= Irvin Stokes =

American jazz musician (1926–2007)

Irvin Sonny Stokes (November 11, 1926 – April 20, 2007) was an American jazz trumpeter.

==Life and career==
Stokes was born in Greensboro, North Carolina on November 11, 1926. He moved to New York City in 1947 and recorded with a Charlie Singleton sextet in 1949. Throughout the 1950s he worked in the big bands of Tiny Bradshaw, Duke Ellington, Mercer Ellington, Erskine Hawkins, Buddy Johnson, Andy Kirk, and Jimmie Lunceford. In 1959-60 he played in Austin Powell's ensemble, then went on to record with Bobby Donaldson and Lou Donaldson in the early 1960s.

Stokes was involved principally with Broadway musical bands in the 1970s such as Hair, though in 1978 he also played on the Thad Jones-Mel Lewis Orchestra's tour of Europe, and with Panama Francis at the end of the decade.

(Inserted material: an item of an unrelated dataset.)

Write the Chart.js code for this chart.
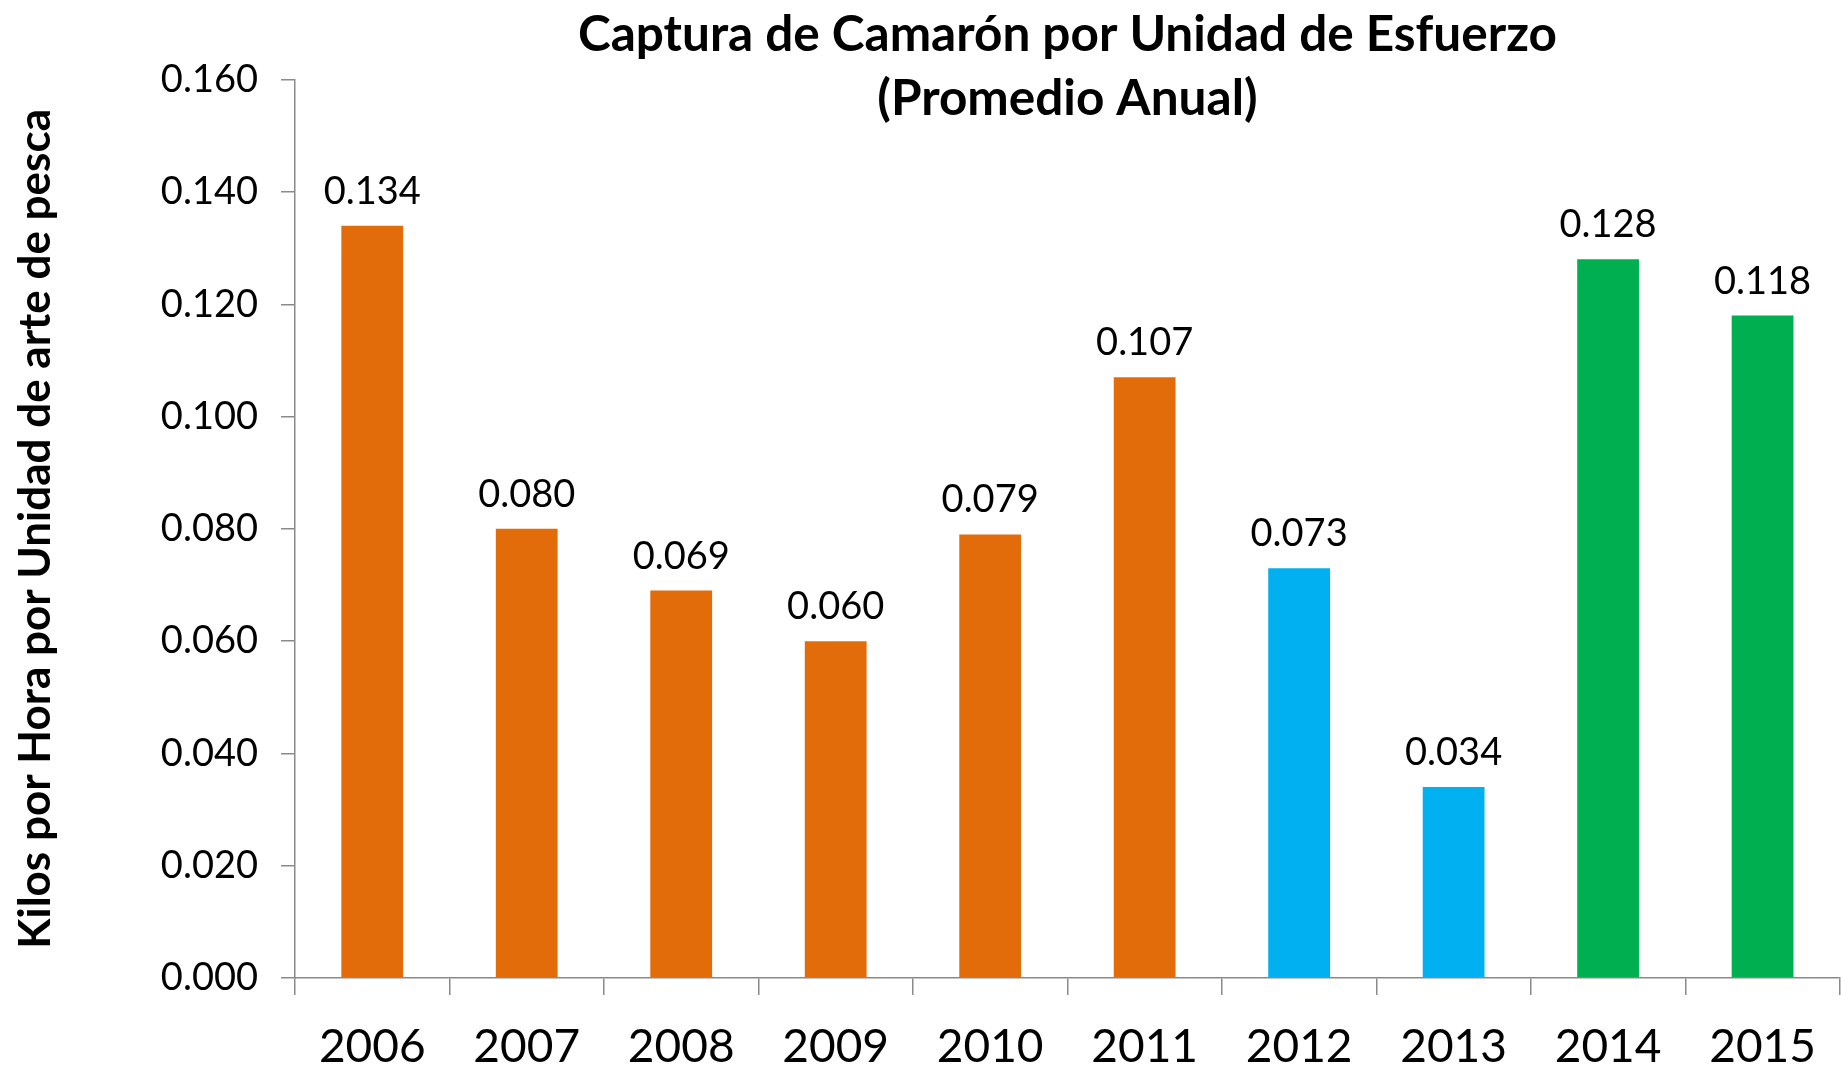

His credits in the 1980s included George Kelly, Illinois Jacquet, Oliver Jackson, and the Count Basie Orchestra. Stokes was a regular performer alongside Spanky Davis at Doc Cheatham's Sunday brunch gig at the Sweet Basil Jazz Club, continuing in this role after Cheatham's death in 1997, when Chuck Folds took over. He also played with the Statesmen of Jazz late in the 1990s.

Stokes died in The Bronx, New York City on April 20, 2007, at the age of 80.

==Sources==
- Howard Rye, "Irvin Stokes". The New Grove Dictionary of Jazz, 2nd edition, ed. Barry Kernfeld.